- GOAL OF THE EXERCISE
Print the listing in its entirety and exactly, leaving out images.

- PROVIDED DATA
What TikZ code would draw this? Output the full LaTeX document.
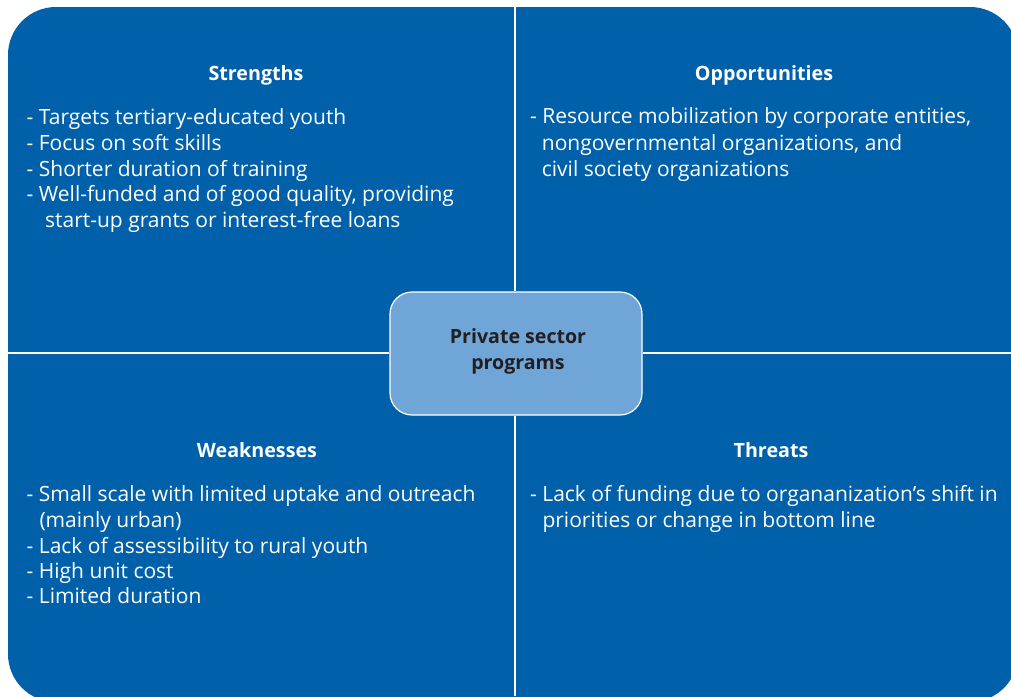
\documentclass[tikz,border=0pt]{standalone}
\usepackage{fontspec}
\setmainfont{Open Sans}
\definecolor{swotblue}{RGB}{0,97,170}
\definecolor{centerblue}{RGB}{112,166,215}
\definecolor{darktext}{RGB}{35,31,32}
\tikzset{
  body/.style={anchor=base west, inner sep=0pt, text=white, font=\fontsize{21}{25}\selectfont},
  head/.style={anchor=base, inner sep=0pt, text=white, font=\fontsize{19.7}{24}\selectfont\bfseries},
  divider/.style={draw=white, line width=1.5pt},
  centerbox/.style={draw=white, line width=1.2pt, fill=centerblue, rounded corners=22pt, minimum width=252pt, minimum height=123pt},
  ctext/.style={anchor=base, inner sep=0pt, text=darktext, font=\fontsize{19.6}{24}\selectfont\bfseries}
}
\begin{document}
\begin{tikzpicture}[x=1pt,y=-1pt]
\useasboundingbox (0,0) rectangle (1011,696);
\begin{scope}
\clip (0,0) rectangle (1011,696);
\fill[swotblue, rounded corners=48pt] (8,7) rectangle (1018,702);
\end{scope}
\coordinate (top) at (515,7);
\coordinate (bottom) at (515,696);
\coordinate (left) at (8,353);
\coordinate (right) at (1011,353);
\node[centerbox] (center) at (516,353.5) {};
\draw[divider] (top) -- (center.north -| top);
\draw[divider] (center.south -| bottom) -- (bottom);
\draw[divider] (left) -- (center.west |- left);
\draw[divider] (center.east |- right) -- (right);
\node[ctext] (c1) at (518,343.3) {Private sector};
\node[ctext] (c2) at (518,369) {programs};
% Strengths
\node[head] (sh) at (256,80.7) {Strengths};
\node[body] (s1) at (26.5,124) {- Targets tertiary-educated youth};
\node[body] (s2) at (26.5,150) {- Focus on soft skills};
\node[body] (s3) at (26.5,176) {- Shorter duration of training};
\node[body] (s4) at (26.5,201.7) {- Well-funded and of good quality, providing};
\node[body] (s5) at (45,227) {start-up grants or interest-free loans};
% Opportunities
\node[head] (oh) at (764,80) {Opportunities};
\node[body] (o1) at (530,123.3) {- Resource mobilization by corporate entities,};
\node[body] (o2) at (541.7,150) {nongovernmental organizations, and};
\node[body] (o3) at (541.7,176) {civil society organizations};
% Weaknesses
\node[head] (wh) at (257,457.3) {Weaknesses};
\node[body] (w1) at (26.5,501.7) {- Small scale with limited uptake and outreach};
\node[body] (w2) at (39.3,527.5) {(mainly urban)};
\node[body] (w3) at (26.5,553.3) {- Lack of assessibility to rural youth};
\node[body] (w4) at (26.5,578.5) {- High unit cost};
\node[body] (w5) at (26.5,603.5) {- Limited duration};
% Threats
\node[head] (th) at (771,457.3) {Threats};
\node[body] (t1) at (530,501.7) {- Lack of funding due to organanization’s shift in};
\node[body] (t2) at (542.3,527) {priorities or change in bottom line};
\end{tikzpicture}
\end{document}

- THE OUTPUT
What TikZ code would draw this? Output the full LaTeX document.
\documentclass[tikz,border=0pt]{standalone}
\usepackage{fontspec}
\setmainfont{Open Sans}
\definecolor{swotblue}{RGB}{0,97,170}
\definecolor{centerblue}{RGB}{112,166,215}
\definecolor{darktext}{RGB}{35,31,32}
\tikzset{
  body/.style={anchor=base west, inner sep=0pt, text=white, font=\fontsize{21}{25}\selectfont},
  head/.style={anchor=base, inner sep=0pt, text=white, font=\fontsize{19.7}{24}\selectfont\bfseries},
  divider/.style={draw=white, line width=1.5pt},
  centerbox/.style={draw=white, line width=1.2pt, fill=centerblue, rounded corners=22pt, minimum width=252pt, minimum height=123pt},
  ctext/.style={anchor=base, inner sep=0pt, text=darktext, font=\fontsize{19.6}{24}\selectfont\bfseries}
}
\begin{document}
\begin{tikzpicture}[x=1pt,y=-1pt]
\useasboundingbox (0,0) rectangle (1011,696);
\begin{scope}
\clip (0,0) rectangle (1011,696);
\fill[swotblue, rounded corners=48pt] (8,7) rectangle (1018,702);
\end{scope}
\coordinate (top) at (515,7);
\coordinate (bottom) at (515,696);
\coordinate (left) at (8,353);
\coordinate (right) at (1011,353);
\node[centerbox] (center) at (516,353.5) {};
\draw[divider] (top) -- (center.north -| top);
\draw[divider] (center.south -| bottom) -- (bottom);
\draw[divider] (left) -- (center.west |- left);
\draw[divider] (center.east |- right) -- (right);
\node[ctext] (c1) at (518,343.3) {Private sector};
\node[ctext] (c2) at (518,369) {programs};
% Strengths
\node[head] (sh) at (256,80.7) {Strengths};
\node[body] (s1) at (26.5,124) {- Targets tertiary-educated youth};
\node[body] (s2) at (26.5,150) {- Focus on soft skills};
\node[body] (s3) at (26.5,176) {- Shorter duration of training};
\node[body] (s4) at (26.5,201.7) {- Well-funded and of good quality, providing};
\node[body] (s5) at (45,227) {start-up grants or interest-free loans};
% Opportunities
\node[head] (oh) at (764,80) {Opportunities};
\node[body] (o1) at (530,123.3) {- Resource mobilization by corporate entities,};
\node[body] (o2) at (541.7,150) {nongovernmental organizations, and};
\node[body] (o3) at (541.7,176) {civil society organizations};
% Weaknesses
\node[head] (wh) at (257,457.3) {Weaknesses};
\node[body] (w1) at (26.5,501.7) {- Small scale with limited uptake and outreach};
\node[body] (w2) at (39.3,527.5) {(mainly urban)};
\node[body] (w3) at (26.5,553.3) {- Lack of assessibility to rural youth};
\node[body] (w4) at (26.5,578.5) {- High unit cost};
\node[body] (w5) at (26.5,603.5) {- Limited duration};
% Threats
\node[head] (th) at (771,457.3) {Threats};
\node[body] (t1) at (530,501.7) {- Lack of funding due to organanization’s shift in};
\node[body] (t2) at (542.3,527) {priorities or change in bottom line};
\end{tikzpicture}
\end{document}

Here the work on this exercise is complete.